* **Job**: Copy every line of the data in which the word "this" occurs.

-- Begin Dataset extract --

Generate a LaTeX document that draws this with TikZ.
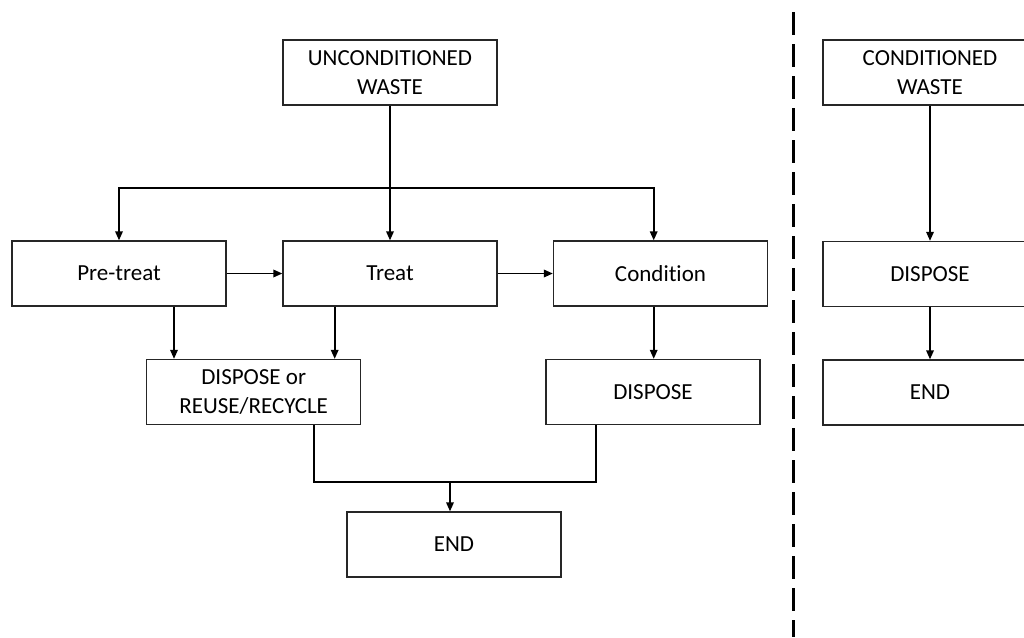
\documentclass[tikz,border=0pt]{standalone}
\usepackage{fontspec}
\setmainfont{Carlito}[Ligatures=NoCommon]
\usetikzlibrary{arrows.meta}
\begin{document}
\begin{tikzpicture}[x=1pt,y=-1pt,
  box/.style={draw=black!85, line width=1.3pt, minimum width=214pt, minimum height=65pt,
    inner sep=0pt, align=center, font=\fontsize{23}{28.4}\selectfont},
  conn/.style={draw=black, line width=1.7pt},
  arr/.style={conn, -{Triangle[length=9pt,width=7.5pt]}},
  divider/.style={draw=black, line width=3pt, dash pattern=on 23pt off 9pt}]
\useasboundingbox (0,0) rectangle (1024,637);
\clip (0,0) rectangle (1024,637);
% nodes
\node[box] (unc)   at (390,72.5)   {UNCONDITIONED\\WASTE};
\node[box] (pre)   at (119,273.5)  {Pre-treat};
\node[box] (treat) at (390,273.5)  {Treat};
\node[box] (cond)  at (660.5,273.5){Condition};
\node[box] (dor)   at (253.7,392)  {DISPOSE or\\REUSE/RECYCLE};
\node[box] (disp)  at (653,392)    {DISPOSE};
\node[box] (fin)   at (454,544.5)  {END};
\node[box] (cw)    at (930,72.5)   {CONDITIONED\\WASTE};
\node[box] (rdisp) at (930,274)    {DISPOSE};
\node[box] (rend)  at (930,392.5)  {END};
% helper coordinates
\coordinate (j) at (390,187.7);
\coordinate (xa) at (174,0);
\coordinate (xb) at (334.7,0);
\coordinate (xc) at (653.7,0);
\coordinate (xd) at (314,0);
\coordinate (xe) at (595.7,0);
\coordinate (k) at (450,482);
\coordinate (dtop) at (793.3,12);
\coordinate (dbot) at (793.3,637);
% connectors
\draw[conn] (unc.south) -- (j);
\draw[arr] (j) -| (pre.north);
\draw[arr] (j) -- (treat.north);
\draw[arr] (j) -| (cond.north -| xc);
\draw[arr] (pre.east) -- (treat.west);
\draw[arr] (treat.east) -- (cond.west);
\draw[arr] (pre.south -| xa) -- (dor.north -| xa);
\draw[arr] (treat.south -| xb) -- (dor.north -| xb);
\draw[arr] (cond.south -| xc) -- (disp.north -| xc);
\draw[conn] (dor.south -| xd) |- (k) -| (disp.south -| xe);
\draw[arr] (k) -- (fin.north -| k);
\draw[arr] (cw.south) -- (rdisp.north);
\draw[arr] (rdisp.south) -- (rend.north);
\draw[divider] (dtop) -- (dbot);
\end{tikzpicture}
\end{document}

-- End Dataset extract --
-- Begin Dataset extract --

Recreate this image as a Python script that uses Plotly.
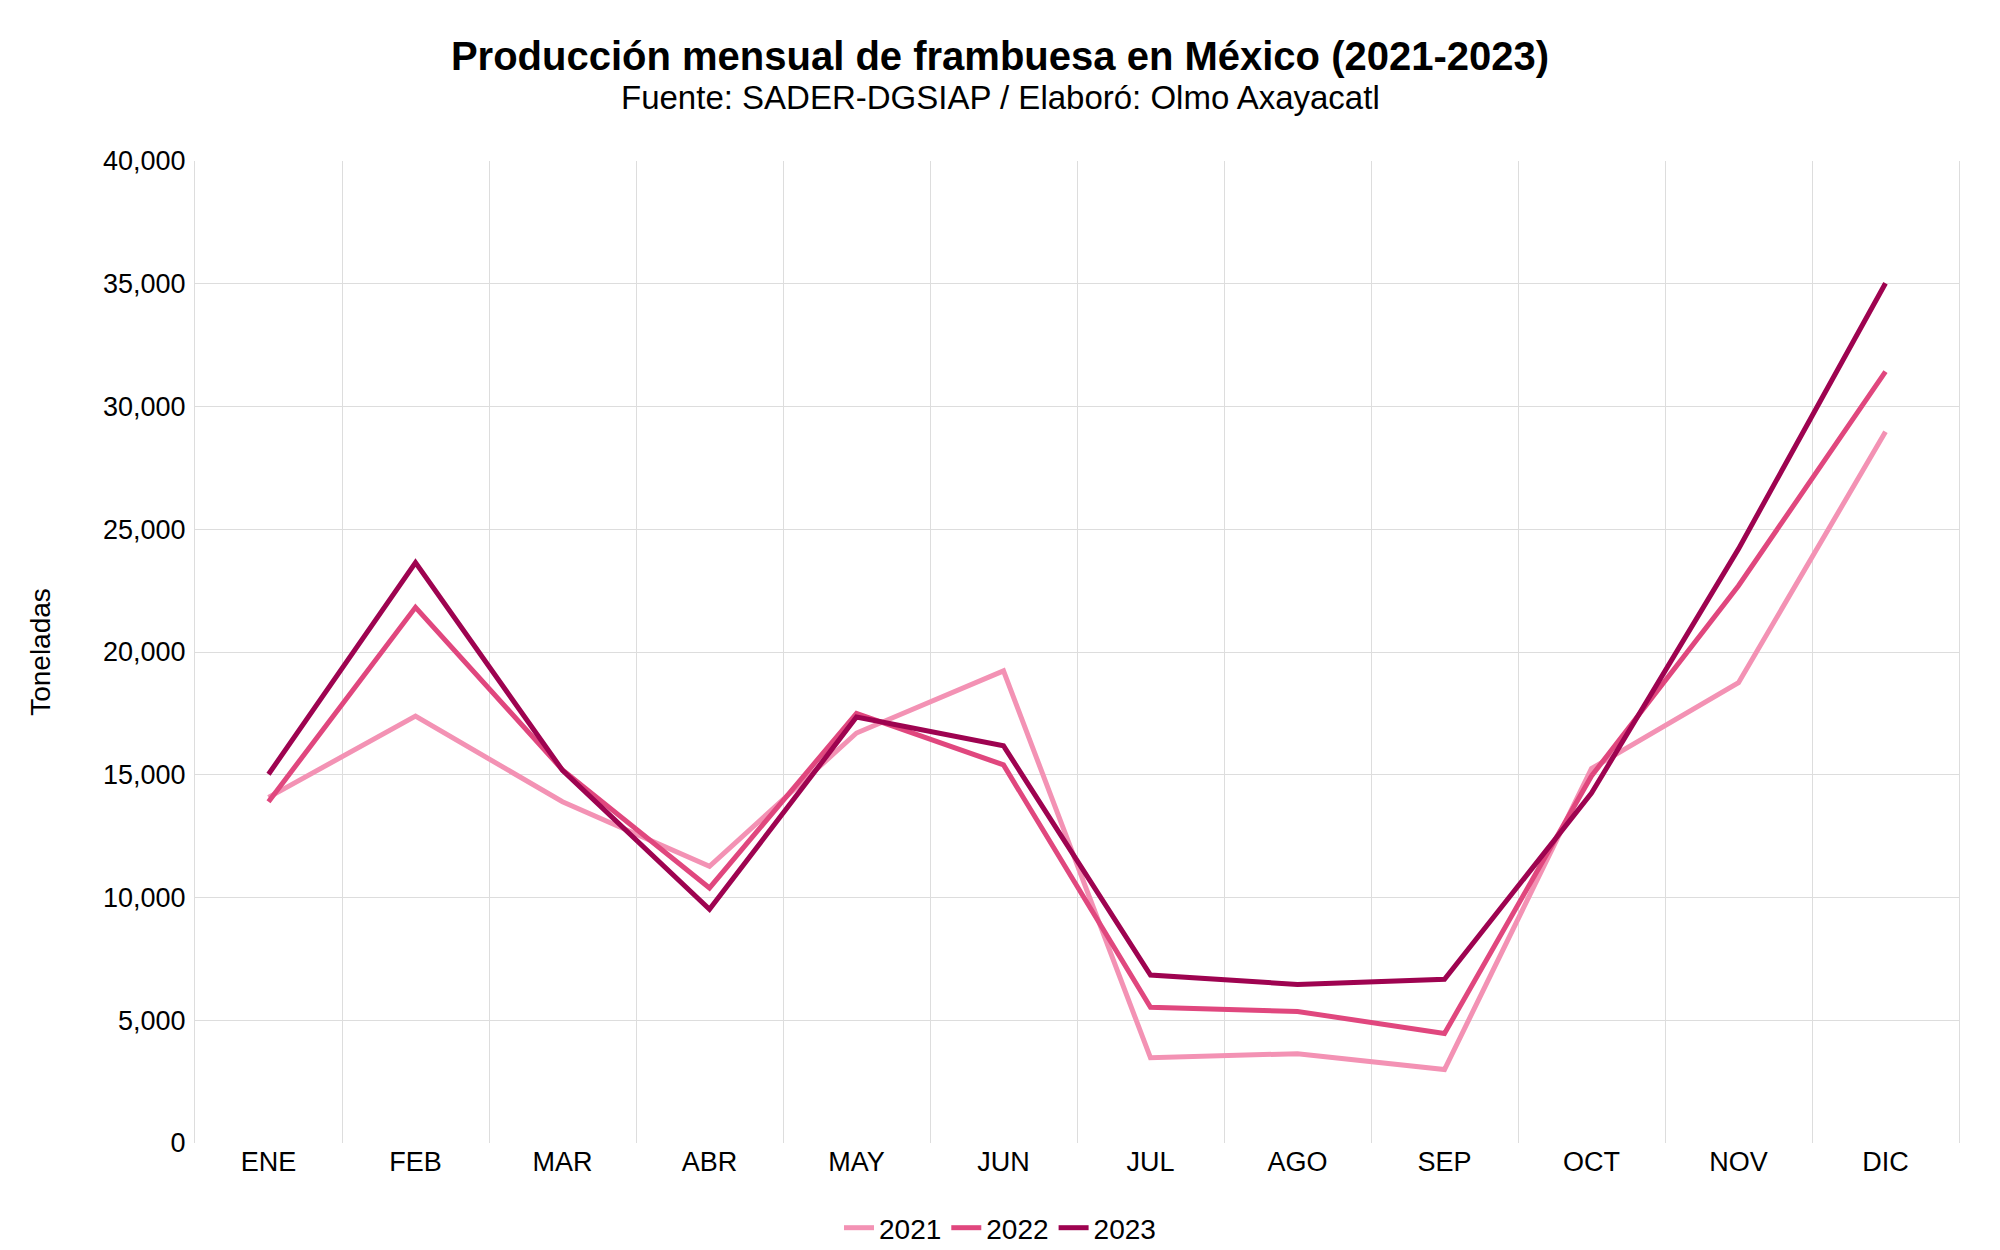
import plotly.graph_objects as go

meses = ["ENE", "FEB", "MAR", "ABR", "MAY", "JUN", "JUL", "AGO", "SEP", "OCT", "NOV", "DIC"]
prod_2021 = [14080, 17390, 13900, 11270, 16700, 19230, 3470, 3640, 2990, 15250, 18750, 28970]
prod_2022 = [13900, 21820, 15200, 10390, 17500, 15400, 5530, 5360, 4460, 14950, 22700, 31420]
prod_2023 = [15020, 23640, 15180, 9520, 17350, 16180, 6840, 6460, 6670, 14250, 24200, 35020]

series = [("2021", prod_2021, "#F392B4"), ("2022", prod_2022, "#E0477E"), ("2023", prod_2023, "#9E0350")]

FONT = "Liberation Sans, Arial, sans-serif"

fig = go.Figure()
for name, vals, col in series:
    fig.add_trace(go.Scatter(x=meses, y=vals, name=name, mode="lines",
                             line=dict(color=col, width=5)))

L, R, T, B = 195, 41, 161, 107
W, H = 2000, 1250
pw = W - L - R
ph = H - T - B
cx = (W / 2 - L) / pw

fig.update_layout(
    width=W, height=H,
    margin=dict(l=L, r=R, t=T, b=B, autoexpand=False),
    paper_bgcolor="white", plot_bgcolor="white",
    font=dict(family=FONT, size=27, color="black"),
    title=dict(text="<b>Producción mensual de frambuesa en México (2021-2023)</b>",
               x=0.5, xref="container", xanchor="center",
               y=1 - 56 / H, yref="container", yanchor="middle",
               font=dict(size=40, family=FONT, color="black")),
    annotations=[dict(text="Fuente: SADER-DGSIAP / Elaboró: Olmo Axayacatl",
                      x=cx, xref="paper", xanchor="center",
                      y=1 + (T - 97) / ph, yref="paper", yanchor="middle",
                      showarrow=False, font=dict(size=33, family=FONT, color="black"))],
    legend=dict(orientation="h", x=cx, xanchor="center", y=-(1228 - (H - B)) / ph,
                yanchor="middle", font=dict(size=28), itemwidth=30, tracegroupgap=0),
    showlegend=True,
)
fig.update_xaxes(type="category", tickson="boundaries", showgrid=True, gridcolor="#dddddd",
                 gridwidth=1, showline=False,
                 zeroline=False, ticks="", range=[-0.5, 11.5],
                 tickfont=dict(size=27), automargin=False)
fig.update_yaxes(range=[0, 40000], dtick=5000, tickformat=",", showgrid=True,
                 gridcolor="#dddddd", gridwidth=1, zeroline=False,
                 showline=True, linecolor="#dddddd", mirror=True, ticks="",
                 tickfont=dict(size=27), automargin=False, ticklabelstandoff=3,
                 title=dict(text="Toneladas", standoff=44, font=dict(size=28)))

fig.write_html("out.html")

-- End Dataset extract --
-- Begin Dataset extract --

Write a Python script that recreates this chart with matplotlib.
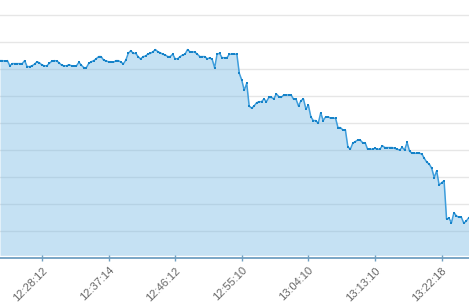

-- End Dataset extract --

* **Exercise output**:
Generate a LaTeX document that draws this with TikZ.
Recreate this image as a Python script that uses Plotly.
Write a Python script that recreates this chart with matplotlib.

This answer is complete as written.